Vinik, who gathers data and makes investment decisions on some 25 companies a day, takes a steadfastly non-emotional approach to market analysis. "The stock market is not purely rational, so it's resistant to purely analytical models," he says. "But if you structure your variables properly, you have a high probability of getting a productive answer and making a good decision. Emotions are usually wrong, so I don't try to examine what I'm feeling so much as look at what other people are doing, analyze their actions, and then go in the opposite direction."

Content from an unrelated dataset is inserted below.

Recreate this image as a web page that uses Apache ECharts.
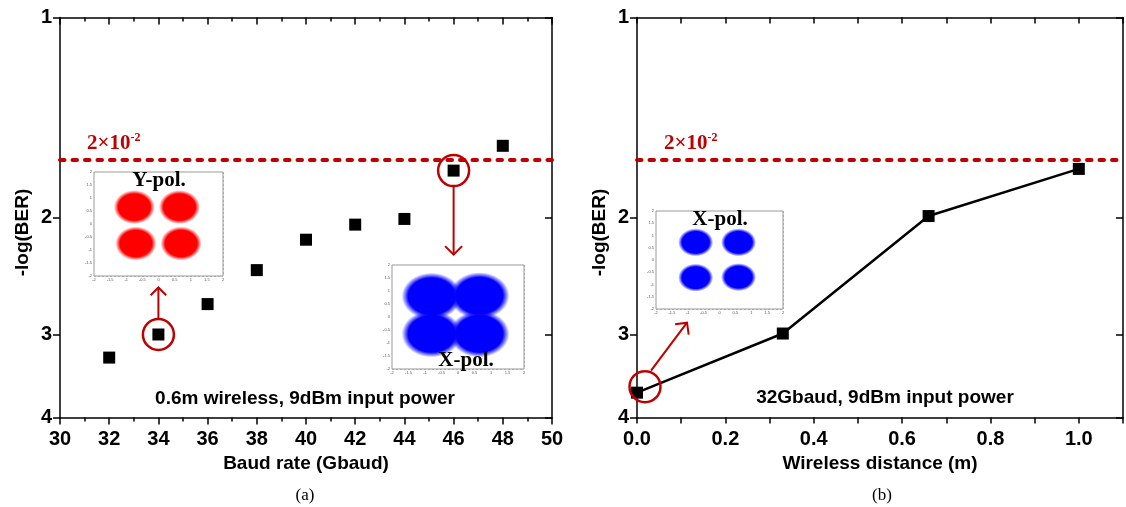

Vinik says his renowned ability to make accurate-and lucrative-market calls has been bolstered by the education he received at Duke. "An engineering education seemed like the right foundation for whatever I wanted to do," he says. "I was drawn to the use of mathematical and scientific principles to achieve solutions." Not that all of Vinik's most vivid memories are set in the lab or the classroom. "I took a surveying course in the second half of my freshman year, which happened to be the coldest winter in Durham's history," he recalls. "We were working in slush, snow, and bone-chilling air, and you'd better believe that we learned to survey well and do it quickly."
Vinik also still remembers the semester he spent with a professor and team of fellow students engineering the water runoff in the Duke Gardens. "We broke down the problem, analyzed it piece by piece, and figured out the best approach," he says. "In that regard, it really wasn't that different from what I do now."